# ‘World’s largest potato gun’ for space launches in works at Alameda Point

> Source: <https://www.mercurynews.com/2026/06/02/worlds-largest-potato-gun-for-space-launches-in-works-at-alameda-point/>
> Published: 2026-06-03 01:15:42+00:00

**Getting your**

[Trinity Audio](//trinityaudio.ai)player ready...Called Longshot Space Technologies, the company’s team of engineers is diligently toiling away to develop a new, far cheaper method that uses a cannon filled with compressed gases — nitrogen for testing and ultimately hydrogen for space launches.

At the heart of this new approach are three 40-foot segments of regular sewer pipe welded together with ports cut into the sides to inject the compressed gas. Right now the cannon is being readied for its first test launch in a building not far from Longshot’s headquarters around the corner from Faction Brewery at the far east end of the former Naval Air Station Alameda. The test building is purpose-built for experimental firings, as it was originally used by the U.S. Navy to fire weapons and features 18-inch, sound-deadening concrete walls.

Ultimately, Longshot will only test its launcher in Alameda. When it’s time to fire it up for real — a process that will include a loud series of pops as the projectile makes its way down the pipe past each injection portal — the company has secured a desert site in Tonopah, Nevada, that’s far from large population centers. They’re also considering other remote spots in New Mexico and elsewhere.

Lauren Liddell, Longshot’s chief of staff and a former NASA mission scientist, says Longshot’s purpose is not to send humans into space — Elon Musk and Jeff Bezos are already doing that.

“The purpose of our kinetic gas propulsion is to get everything else — the infrastructure — into space,” Liddell says. “To bring the cost of space launch down and open up the capability and possibility for many more generations. … I want to live in a world where I could go and conduct experiments on the south pole of the Moon.

“I want to go and see how deep space radiation beyond low earth orbit is going to affect humans when we send our daughters and their daughters out into space to live on the Moon. Let’s say you want to go and stay on the Airbnb on the south pole of the Moon: all the infrastructure to build the hotel, the swimming pools, the restaurants that you would visit? You want to get all that stuff up there. That’s what we’re hoping to build.”

Mike Grace, Longshot’s chief executive officer and co-founder who is also a former NASA employee, came up with the concept for Longshot while in graduate school at San Jose State in 2019, when he got sidetracked focusing on “better ways of getting the price of putting stuff into space down. And I hit this idea.”

That idea, namely, is using compressed hydrogen gas instead of costly rocket fuel. Grace likes to compare the technology Longshot uses to that of a toy many can relate to: the humble, beloved potato gun.

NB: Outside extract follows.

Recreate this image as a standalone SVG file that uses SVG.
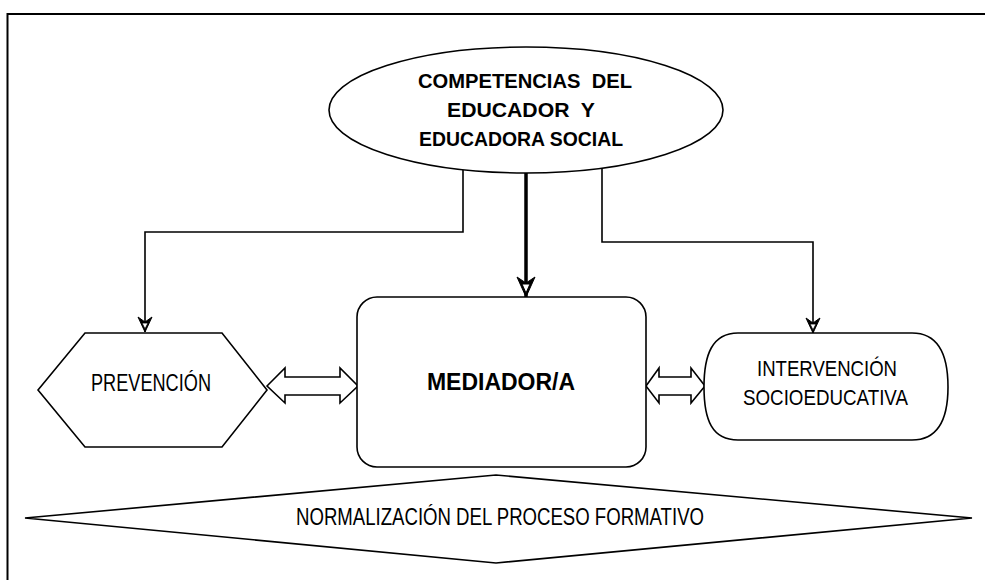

“There’s no combustion taking place. That’s the potato gun. You’re using an air compressor, and then off it goes. So to the degree that it’s the world’s largest, fanciest, most precise potato gun, sure. If I’m trying to describe what this is to somebody at a bus stop, those are the terms that I would use because it’s evocative. ‘World’s largest potato gun for throwing stuff straight into space. Do not pass go. No rocket,’ ” says Grace.

While the actual firing of Longshot’s rocket won’t take place in Alameda, Grace is bullish about keeping the company’s headquarters on the Island, where it moved from Oakland last fall. Also, though most of Longshot’s 20 to 30 employees now live in Silicon Valley, including Grace, he is offering them and new hires a $10,000 bonus to move to Alameda.

“It’s really hard to find a labor pool like this anywhere else in the world,” says Grace. “You’ve got an enormous number of people with really sophisticated technical backgrounds who think stuff like this is really cool who are also extremely risk-taking. Because of a selection bias, they congregate here because if you want to swing for the fences with an engineering degree, where else in the world are you going to go?

“When you’re building something like a cannon for throwing satellites into space, having access to people who have advanced degrees in fluid dynamics and metallurgy and things that you need who are interested in doing something crazy, it’s not something you get anywhere else,” says Grace.

Another factor in Alameda Point’s long-term status as Longshot’s headquarters is the ferry access.

“That ferry is a game-changer in terms of the labor force that this town is able to attract. So as an employer thinking about Alameda Point, if that ferry wasn’t here, this would be a much harder sell.”